Some employers have questioned whether the Trump National Labor Relations Board gives them more leeway to restrict employee compensation discussions. To be sure, the current Board has taken a relatively restrictive view of employees’ rights and has rolled back many of the rights recognized by previous Boards. However, a recent Advice Memorandum makes clear that even the current Board is likely not prepared to modify the longstanding protections in place for employee discussions of pay.
The Advice Memorandum at issue was released to the public on October 18, 2019 and involved respondent Gallup. In it, the Board’s Associate General Counsel addressed a situation in which an employer had reclassified several exempt employees to non-exempt and reduced their base salaries. One of the employees complained about the change on several occasions to other employees and to management on the ground that it would mean that employees would be paid less than before. The employer told the employee not to complain about not being paid enough. Eventually, management terminated the employee’s employment on the ground that the employee was “not happy” at the company and was talking about pay to other employees.

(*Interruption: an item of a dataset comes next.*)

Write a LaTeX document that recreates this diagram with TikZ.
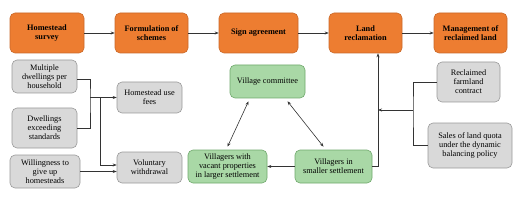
\documentclass[tikz,border=0pt]{standalone}
\usepackage{fontspec}
\setmainfont{Liberation Serif}
\usetikzlibrary{arrows.meta}
\definecolor{stageorange}{HTML}{ED7D31}
\definecolor{stageedge}{HTML}{C9692A}
\definecolor{actorgreen}{HTML}{A9D8A6}
\definecolor{actoredge}{HTML}{6FA86C}
\definecolor{factorgray}{HTML}{D9D9D9}
\definecolor{factoredge}{HTML}{999999}
\tikzset{
  box/.style={rounded corners=5pt, align=center, inner sep=1pt,
    font=\fontsize{8.3}{9}\selectfont, line width=0.6pt},
  stagebox/.style={box, fill=stageorange, draw=stageedge,
    font=\fontsize{8.3}{9.5}\selectfont\bfseries},
  factorbox/.style={box, fill=factorgray, draw=factoredge},
  actorbox/.style={box, fill=actorgreen, draw=actoredge},
  link/.style={draw=black!80, line width=0.6pt},
  arrow/.style={link, -{Stealth[length=4pt,width=3pt]}},
  twoway/.style={link, {Stealth[length=4pt,width=3pt]}-{Stealth[length=4pt,width=3pt]}}
}
\begin{document}
\begin{tikzpicture}[x=1pt,y=-1pt]
\useasboundingbox (0,0) rectangle (524,203);
% top row
\node[stagebox, minimum width=74pt, minimum height=40pt] (survey) at (47,33) {Homestead\\survey};
\node[stagebox, minimum width=73pt, minimum height=40pt] (scheme) at (151.5,33) {Formulation of\\schemes};
\node[stagebox, minimum width=79pt, minimum height=40pt] (sign) at (258.5,33) {Sign agreement};
\node[stagebox, minimum width=73pt, minimum height=40pt] (land) at (365.5,33) {Land\\reclamation};
\node[stagebox, minimum width=73pt, minimum height=40pt] (manage) at (470.5,33) {Management of\\reclaimed land};
\draw[arrow] (survey) -- (scheme);
\draw[arrow] (scheme) -- (sign);
\draw[arrow] (sign) -- (land);
\draw[arrow] (land) -- (manage);

% left factors
\node[factorbox, minimum width=65pt, minimum height=33pt] (multi) at (44.5,76.5) {Multiple\\dwellings per\\household};
\node[factorbox, minimum width=65pt, minimum height=40pt] (exceed) at (44.5,128) {Dwellings\\exceeding\\standards};
\node[factorbox, minimum width=70pt, minimum height=33pt] (willing) at (45,171.5) {Willingness to\\give up\\homesteads};
\node[factorbox, minimum width=65pt, minimum height=31pt] (fees) at (149.5,97.5) {Homestead use\\fees};
\node[factorbox, minimum width=65pt, minimum height=31pt] (withdraw) at (149.5,167.5) {Voluntary\\withdrawal};
\coordinate (busL) at (90,97.5);
\coordinate (splitL) at (100,97.5);
\draw[link] ([yshift=-3pt]multi.east) -| (busL) |- (exceed.east);
\draw[arrow] (busL) -- (fees.west);
\draw[arrow] (splitL) |- ([yshift=2.5pt]withdraw.west);
\draw[arrow] (willing.east) -- (withdraw.west |- willing.east);

% villagers
\node[actorbox, minimum width=75pt, minimum height=33pt] (committee) at (267.5,81.5) {Village committee};
\node[actorbox, minimum width=79pt, minimum height=33pt] (vacant) at (227.5,166.5) {Villagers with\\vacant properties\\in larger settlement};
\node[actorbox, minimum width=77pt, minimum height=33pt] (smaller) at (333.5,166.5) {Villagers in\\smaller settlement};
\draw[twoway] ([xshift=-19pt,yshift=-3pt]committee.south) -- ([yshift=3pt]vacant.north);
\draw[twoway] ([xshift=20pt,yshift=-3pt]committee.south) -- ([xshift=-10pt,yshift=3pt]smaller.north);
\draw[arrow] (smaller.west) -- (vacant.east);
\coordinate (rise) at ([xshift=12.5pt]land.south);
\draw[arrow] (smaller.east) -| (rise);

% right factors
\node[factorbox, minimum width=63pt, minimum height=40pt] (contract) at (468.5,82) {Reclaimed\\farmland\\contract};
\node[factorbox, minimum width=84pt, minimum height=45pt] (quota) at (470,145.5) {Sales of land quota\\under the dynamic\\balancing policy};
\coordinate (busR) at (413,110);
\draw[link] (contract.west) -| (busR) |- (quota.west);
\draw[arrow] (busR) -- (busR -| rise);
\end{tikzpicture}
\end{document}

Applying extensive Board precedent, the Advice Memorandum had little trouble concluding that the complaints involved pay and the pay structure, which is a core component of the employment relationship. The Memorandum then addressed whether the employee had engaged in “concerted” activity, as is necessary to state a violation of Section 7 of the NLRA. The Memorandum stated that even though the employee acted alone in raising complaints with management, he/she had embarked on a “campaign” to enlist other employees’ support and had raised issues that affected them all, and therefore the activity was “concerted.” According to the Advice Memorandum, it did not matter that other employees did not actively join the complaining employee in bringing the complaints to management.

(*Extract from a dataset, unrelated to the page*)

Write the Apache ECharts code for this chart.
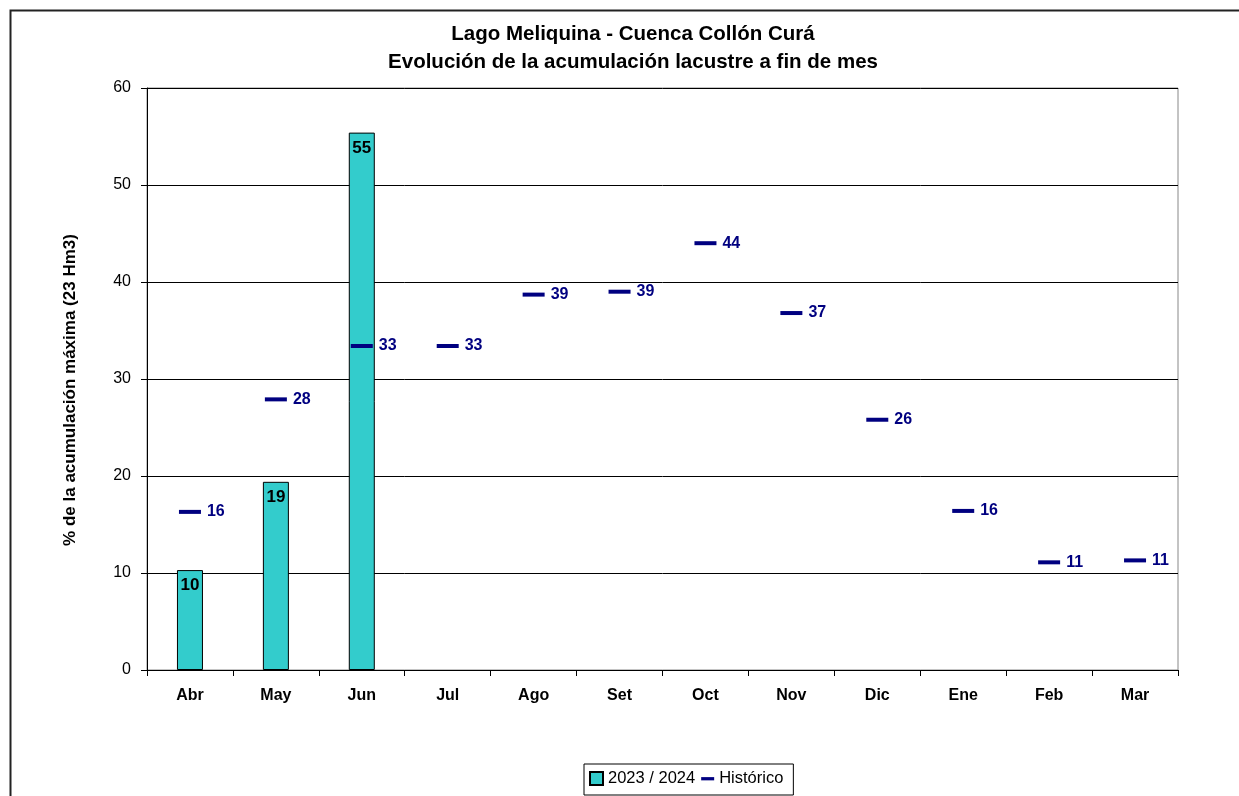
<!DOCTYPE html>
<html>
<head>
<meta charset="utf-8">
<script src="https://cdn.jsdelivr.net/npm/echarts@6/dist/echarts.min.js"></script>
<style>
html,body{margin:0;padding:0;background:#fff;}
#c{width:1239px;height:796px;}
</style>
</head>
<body>
<div id="c"></div>
<script>
const months = ['Abr','May','Jun','Jul','Ago','Set','Oct','Nov','Dic','Ene','Feb','Mar'];
const actual = [10.3, 19.4, 55.4, null, null, null, null, null, null, null, null, null];
const historico = [16.3, 27.9, 33.4, 33.4, 38.7, 39.0, 44.0, 36.8, 25.8, 16.4, 11.1, 11.3];
const yTicks = [0, 10, 20, 30, 40, 50, 60];

const FONT = "'Liberation Sans', Arial, sans-serif";
const chart = echarts.init(document.getElementById('c'), null, {renderer: 'canvas'});
chart.setOption({
  backgroundColor: '#fff',
  animation: false,
  textStyle: {fontFamily: FONT, color: '#000'},
  graphic: [{
    type: 'rect', left: 8, top: 8, shape: {width: 1260, height: 820},
    style: {fill: 'none', stroke: '#222', lineWidth: 2}, silent: true, z: -10
  }],
  title: {
    text: 'Lago Meliquina - Cuenca Collón Curá\nEvolución de la acumulación lacustre a fin de mes',
    left: 628, top: 15, textAlign: 'center',
    textStyle: {fontFamily: FONT, fontSize: 20.5, fontWeight: 'bold', color: '#000', lineHeight: 28}
  },
  legend: {
    top: 764, left: 584,
    borderColor: '#000', borderWidth: 1, borderRadius: 0,
    padding: [6, 10, 8, 5],
    itemGap: 6, itemWidth: 13, itemHeight: 13,
    textStyle: {fontFamily: FONT, fontSize: 16.5, color: '#000'},
    data: [
      {name: '2023 / 2024', icon: 'rect'},
      {name: 'Histórico', icon: 'path://M0,0 M0,5 L14,5 L14,8.5 L0,8.5 Z M14,13'}
    ]
  },
  grid: {left: 147, right: 61, top: 88, bottom: 126, show: true, borderColor: '#888', borderWidth: 1},
  xAxis: {
    type: 'category', data: months, boundaryGap: true,
    axisLine: {lineStyle: {color: '#000', width: 1}},
    axisTick: {show: true, length: 6, inside: false, lineStyle: {color: '#000'}},
    axisLabel: {fontFamily: FONT, fontSize: 16, fontWeight: 'bold', color: '#000', margin: 18}
  },
  yAxis: {
    type: 'value', min: yTicks[0], max: yTicks[yTicks.length - 1], interval: 10,
    name: '% de la acumulación máxima (23 Hm3)',
    nameLocation: 'middle', nameGap: 68,
    nameTextStyle: {fontFamily: FONT, fontSize: 17, fontWeight: 'bold', color: '#000', padding: [0, 0, 0, -22]},
    axisLine: {show: true, lineStyle: {color: '#000', width: 1}},
    axisTick: {show: true, length: 6, lineStyle: {color: '#000'}},
    axisLabel: {fontFamily: FONT, fontSize: 16, color: '#000', margin: 16},
    splitLine: {show: true, lineStyle: {color: '#000', width: 1}}
  },
  series: [
    {
      name: '2023 / 2024', type: 'bar', data: actual, barWidth: 26,
      itemStyle: {color: '#33CCCC', borderColor: '#000', borderWidth: 1},
      label: {
        show: true, position: 'insideTop', distance: 7,
        fontFamily: FONT, fontSize: 17, fontWeight: 'bold', color: '#000',
        formatter: p => p.value == null ? '' : String(Math.round(p.value))
      },
      z: 2
    },
    {
      name: 'Histórico', type: 'scatter', data: historico,
      symbol: 'rect', symbolSize: [22, 4],
      itemStyle: {color: '#000080', opacity: 1},
      label: {
        show: true, position: 'right', distance: 6,
        fontFamily: FONT, fontSize: 16, fontWeight: 'bold', color: '#000080',
        formatter: p => String(Math.round(p.value))
      },
      z: 3
    }
  ]
});
</script>
</body>
</html>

Advice Memoranda are not Board decisions and therefore do not constitute binding Board precedent. However, the Memoranda guide NLRB regional offices and therefore reflect the agency’s enforcement priorities.
The Bottom Line for Employers
Despite an employer-friendly NLRB under the Trump Administration, the rules have not changed regarding restrictions on non-supervisors’ discussions of their own pay. An employer that requires non-supervisory employees to keep their own compensation “confidential,” or not to discuss the employer’s compensation programs, still does so at its own peril.
Employers are still permitted, however, to restrict employees from disclosing other employees’ compensation information without their consent, and to otherwise abide by reasonable confidentiality restrictions as to the pay or other sensitive information of other employees. And employers may continue to restrict supervisors’ and managers’ discussion of their compensation, as these higher-level employees are not protected by Section 7 of the NLRA.